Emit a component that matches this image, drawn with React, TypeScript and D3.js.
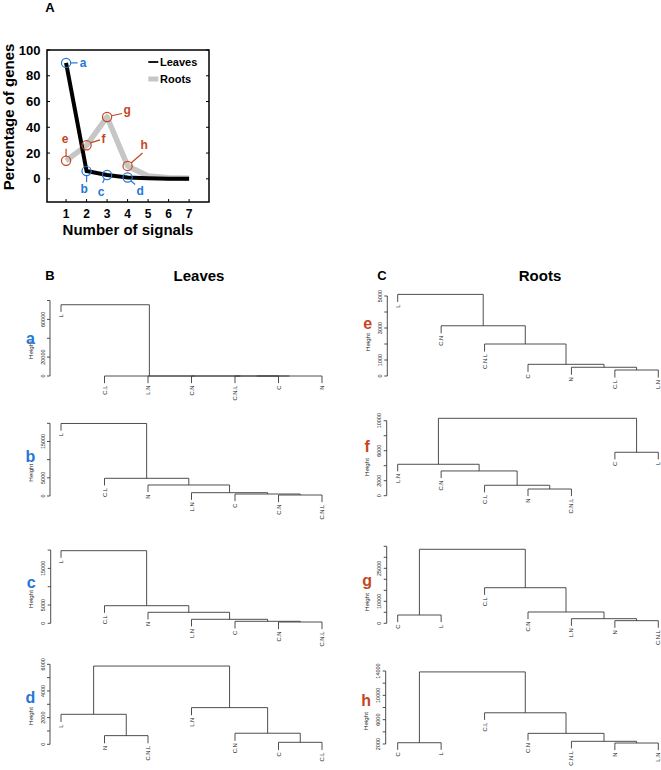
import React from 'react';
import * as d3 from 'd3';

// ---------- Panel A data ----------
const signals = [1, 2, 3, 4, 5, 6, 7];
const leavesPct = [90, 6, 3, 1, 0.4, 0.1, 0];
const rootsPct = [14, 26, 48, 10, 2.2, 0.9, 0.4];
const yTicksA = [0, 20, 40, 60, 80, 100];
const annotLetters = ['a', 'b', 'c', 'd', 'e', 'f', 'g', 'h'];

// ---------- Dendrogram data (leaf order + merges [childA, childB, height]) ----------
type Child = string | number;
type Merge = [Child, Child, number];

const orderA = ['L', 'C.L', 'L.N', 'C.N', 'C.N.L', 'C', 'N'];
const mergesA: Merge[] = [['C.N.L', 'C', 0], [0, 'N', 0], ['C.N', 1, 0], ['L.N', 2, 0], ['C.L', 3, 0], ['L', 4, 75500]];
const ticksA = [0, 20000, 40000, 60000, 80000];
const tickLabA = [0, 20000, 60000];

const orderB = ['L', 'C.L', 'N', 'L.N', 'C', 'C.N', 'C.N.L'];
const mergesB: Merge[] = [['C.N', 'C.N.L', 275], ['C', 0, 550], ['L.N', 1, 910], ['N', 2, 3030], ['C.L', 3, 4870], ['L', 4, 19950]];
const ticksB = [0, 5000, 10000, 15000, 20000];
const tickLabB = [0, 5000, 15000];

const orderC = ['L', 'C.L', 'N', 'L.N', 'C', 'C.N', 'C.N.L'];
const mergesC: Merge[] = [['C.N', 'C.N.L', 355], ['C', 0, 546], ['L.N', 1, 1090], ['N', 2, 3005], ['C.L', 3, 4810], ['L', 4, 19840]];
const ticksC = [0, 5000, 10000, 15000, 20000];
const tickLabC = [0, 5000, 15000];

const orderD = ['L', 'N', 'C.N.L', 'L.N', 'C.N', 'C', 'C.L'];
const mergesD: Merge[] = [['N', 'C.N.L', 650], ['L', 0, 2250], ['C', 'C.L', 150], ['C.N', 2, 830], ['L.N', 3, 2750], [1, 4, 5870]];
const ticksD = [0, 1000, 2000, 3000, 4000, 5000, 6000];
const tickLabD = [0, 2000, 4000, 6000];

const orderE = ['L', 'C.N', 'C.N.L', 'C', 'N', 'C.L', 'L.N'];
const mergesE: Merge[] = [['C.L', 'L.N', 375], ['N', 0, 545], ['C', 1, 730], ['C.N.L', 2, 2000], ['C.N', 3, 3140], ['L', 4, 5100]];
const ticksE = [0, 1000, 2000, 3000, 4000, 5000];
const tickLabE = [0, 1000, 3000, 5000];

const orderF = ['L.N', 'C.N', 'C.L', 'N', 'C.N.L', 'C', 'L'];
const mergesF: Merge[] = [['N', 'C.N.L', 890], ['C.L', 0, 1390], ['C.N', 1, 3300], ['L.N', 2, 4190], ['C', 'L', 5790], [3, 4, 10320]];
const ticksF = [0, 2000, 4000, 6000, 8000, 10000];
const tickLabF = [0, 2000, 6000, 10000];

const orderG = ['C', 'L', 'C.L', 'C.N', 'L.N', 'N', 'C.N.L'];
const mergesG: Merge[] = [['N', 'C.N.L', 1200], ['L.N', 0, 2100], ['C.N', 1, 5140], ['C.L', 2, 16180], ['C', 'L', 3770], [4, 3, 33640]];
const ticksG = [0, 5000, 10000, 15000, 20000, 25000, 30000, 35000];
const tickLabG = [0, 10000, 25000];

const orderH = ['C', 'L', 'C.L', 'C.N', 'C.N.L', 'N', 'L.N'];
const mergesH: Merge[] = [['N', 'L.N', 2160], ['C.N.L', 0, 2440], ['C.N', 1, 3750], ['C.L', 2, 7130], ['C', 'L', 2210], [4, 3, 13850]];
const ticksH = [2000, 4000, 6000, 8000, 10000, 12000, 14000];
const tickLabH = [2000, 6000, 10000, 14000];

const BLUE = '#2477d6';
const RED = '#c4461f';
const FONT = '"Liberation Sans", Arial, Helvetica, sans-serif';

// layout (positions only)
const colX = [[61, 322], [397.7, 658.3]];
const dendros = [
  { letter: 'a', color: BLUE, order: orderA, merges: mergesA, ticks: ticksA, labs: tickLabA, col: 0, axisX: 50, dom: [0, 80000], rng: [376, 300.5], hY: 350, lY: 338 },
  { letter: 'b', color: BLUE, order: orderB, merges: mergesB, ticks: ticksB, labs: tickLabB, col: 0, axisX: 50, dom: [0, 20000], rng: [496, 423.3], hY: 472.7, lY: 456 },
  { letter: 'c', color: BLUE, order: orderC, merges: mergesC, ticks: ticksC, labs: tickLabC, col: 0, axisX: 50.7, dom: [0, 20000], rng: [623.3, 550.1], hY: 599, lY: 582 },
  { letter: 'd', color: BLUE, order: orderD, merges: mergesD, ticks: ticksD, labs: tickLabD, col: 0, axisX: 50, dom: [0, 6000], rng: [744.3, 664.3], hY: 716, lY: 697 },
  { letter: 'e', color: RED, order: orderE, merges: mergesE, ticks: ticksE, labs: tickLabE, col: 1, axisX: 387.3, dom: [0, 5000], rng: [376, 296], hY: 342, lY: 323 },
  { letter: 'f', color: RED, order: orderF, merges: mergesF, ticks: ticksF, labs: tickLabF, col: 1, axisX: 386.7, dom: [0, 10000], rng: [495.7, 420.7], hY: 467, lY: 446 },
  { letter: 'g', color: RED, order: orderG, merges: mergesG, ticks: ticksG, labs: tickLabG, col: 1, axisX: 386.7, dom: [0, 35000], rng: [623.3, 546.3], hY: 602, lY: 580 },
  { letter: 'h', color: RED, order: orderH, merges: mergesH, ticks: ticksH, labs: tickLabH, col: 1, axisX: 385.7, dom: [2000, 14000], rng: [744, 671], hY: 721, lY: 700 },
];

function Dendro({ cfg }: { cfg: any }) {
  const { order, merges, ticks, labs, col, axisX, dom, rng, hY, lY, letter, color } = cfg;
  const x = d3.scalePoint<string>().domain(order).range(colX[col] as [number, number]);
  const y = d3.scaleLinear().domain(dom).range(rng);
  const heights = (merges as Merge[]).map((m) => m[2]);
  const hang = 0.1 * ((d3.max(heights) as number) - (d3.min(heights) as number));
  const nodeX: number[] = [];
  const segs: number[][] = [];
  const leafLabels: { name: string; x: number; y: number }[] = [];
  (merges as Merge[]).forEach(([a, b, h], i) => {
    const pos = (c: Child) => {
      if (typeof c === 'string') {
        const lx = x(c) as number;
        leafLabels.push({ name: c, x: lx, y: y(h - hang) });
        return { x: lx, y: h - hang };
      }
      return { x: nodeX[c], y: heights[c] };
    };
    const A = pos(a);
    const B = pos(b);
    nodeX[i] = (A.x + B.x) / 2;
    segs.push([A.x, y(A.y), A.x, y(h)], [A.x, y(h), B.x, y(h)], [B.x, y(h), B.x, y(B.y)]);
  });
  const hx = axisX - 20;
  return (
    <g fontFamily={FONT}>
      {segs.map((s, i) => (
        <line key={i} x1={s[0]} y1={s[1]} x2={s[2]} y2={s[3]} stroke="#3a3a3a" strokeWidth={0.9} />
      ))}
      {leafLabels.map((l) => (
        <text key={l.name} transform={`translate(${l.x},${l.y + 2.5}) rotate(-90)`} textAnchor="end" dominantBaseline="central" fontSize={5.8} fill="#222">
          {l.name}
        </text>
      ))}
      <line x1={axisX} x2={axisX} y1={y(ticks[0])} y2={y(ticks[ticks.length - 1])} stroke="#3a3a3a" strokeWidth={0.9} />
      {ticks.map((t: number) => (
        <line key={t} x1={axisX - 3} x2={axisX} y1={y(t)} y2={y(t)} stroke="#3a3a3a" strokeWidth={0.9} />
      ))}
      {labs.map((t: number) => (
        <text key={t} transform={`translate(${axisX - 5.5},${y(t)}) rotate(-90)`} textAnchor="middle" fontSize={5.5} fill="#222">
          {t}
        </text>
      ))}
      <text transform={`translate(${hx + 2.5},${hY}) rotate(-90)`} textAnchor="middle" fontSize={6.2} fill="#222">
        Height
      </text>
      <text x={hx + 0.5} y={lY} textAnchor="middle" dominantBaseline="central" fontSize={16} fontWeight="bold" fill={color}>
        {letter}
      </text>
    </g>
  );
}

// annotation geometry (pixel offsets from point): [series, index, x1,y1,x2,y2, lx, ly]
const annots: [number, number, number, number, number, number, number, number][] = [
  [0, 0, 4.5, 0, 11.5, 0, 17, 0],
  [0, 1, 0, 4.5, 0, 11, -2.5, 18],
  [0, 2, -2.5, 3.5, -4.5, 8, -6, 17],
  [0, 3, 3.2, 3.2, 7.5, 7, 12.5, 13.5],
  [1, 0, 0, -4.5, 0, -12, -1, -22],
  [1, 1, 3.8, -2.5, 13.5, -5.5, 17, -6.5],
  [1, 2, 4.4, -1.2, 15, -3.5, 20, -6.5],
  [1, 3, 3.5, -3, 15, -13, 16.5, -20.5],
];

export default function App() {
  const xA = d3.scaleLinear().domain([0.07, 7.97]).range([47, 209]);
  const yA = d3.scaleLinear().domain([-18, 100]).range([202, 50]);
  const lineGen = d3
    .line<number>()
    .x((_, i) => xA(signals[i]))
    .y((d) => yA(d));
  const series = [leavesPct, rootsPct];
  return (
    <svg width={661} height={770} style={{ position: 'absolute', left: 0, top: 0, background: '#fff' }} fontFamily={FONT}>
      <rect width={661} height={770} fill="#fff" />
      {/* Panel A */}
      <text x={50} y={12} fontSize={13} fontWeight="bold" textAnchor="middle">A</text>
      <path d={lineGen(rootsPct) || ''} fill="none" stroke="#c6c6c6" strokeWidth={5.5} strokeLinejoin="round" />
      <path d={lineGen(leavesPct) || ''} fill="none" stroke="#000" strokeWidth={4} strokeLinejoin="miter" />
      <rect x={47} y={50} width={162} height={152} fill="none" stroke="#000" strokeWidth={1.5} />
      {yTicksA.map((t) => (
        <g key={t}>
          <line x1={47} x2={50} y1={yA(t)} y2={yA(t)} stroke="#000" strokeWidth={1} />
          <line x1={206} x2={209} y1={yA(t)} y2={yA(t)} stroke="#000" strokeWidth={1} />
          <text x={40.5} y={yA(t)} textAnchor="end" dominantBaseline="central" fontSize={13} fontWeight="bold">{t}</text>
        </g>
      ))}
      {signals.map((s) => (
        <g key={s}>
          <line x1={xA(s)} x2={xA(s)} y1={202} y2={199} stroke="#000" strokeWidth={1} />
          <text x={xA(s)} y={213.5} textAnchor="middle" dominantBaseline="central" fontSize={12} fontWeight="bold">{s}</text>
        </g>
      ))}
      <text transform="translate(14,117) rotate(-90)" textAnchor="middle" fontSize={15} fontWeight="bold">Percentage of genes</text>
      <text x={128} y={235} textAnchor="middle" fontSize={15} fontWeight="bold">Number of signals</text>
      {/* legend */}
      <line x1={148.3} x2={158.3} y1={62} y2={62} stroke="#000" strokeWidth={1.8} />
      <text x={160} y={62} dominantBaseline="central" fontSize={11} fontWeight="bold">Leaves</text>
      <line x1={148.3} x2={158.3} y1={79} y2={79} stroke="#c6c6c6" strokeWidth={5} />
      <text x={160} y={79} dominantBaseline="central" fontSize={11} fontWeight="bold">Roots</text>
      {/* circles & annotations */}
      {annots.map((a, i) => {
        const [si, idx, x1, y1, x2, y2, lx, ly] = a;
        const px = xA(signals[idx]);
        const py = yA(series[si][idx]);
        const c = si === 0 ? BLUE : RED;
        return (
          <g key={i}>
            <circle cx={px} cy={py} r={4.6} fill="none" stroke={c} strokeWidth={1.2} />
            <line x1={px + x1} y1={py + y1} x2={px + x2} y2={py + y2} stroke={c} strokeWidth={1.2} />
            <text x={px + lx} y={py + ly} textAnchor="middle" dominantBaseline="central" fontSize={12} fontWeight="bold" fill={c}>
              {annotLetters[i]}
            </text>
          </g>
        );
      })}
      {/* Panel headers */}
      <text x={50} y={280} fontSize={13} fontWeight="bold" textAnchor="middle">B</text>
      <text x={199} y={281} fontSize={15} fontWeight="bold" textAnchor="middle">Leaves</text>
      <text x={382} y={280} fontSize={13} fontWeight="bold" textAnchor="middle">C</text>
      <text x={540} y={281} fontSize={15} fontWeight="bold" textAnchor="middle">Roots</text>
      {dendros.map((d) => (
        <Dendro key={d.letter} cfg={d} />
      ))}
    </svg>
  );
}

Required work
From the top of the listing above, repeat each line exactly until you reach the line containing "type Merge = [Child, Child, number];", and repeat that one too. Leave the pictures out.

Finished task
Emit a component that matches this image, drawn with React, TypeScript and D3.js.
import React from 'react';
import * as d3 from 'd3';

// ---------- Panel A data ----------
const signals = [1, 2, 3, 4, 5, 6, 7];
const leavesPct = [90, 6, 3, 1, 0.4, 0.1, 0];
const rootsPct = [14, 26, 48, 10, 2.2, 0.9, 0.4];
const yTicksA = [0, 20, 40, 60, 80, 100];
const annotLetters = ['a', 'b', 'c', 'd', 'e', 'f', 'g', 'h'];

// ---------- Dendrogram data (leaf order + merges [childA, childB, height]) ----------
type Child = string | number;
type Merge = [Child, Child, number];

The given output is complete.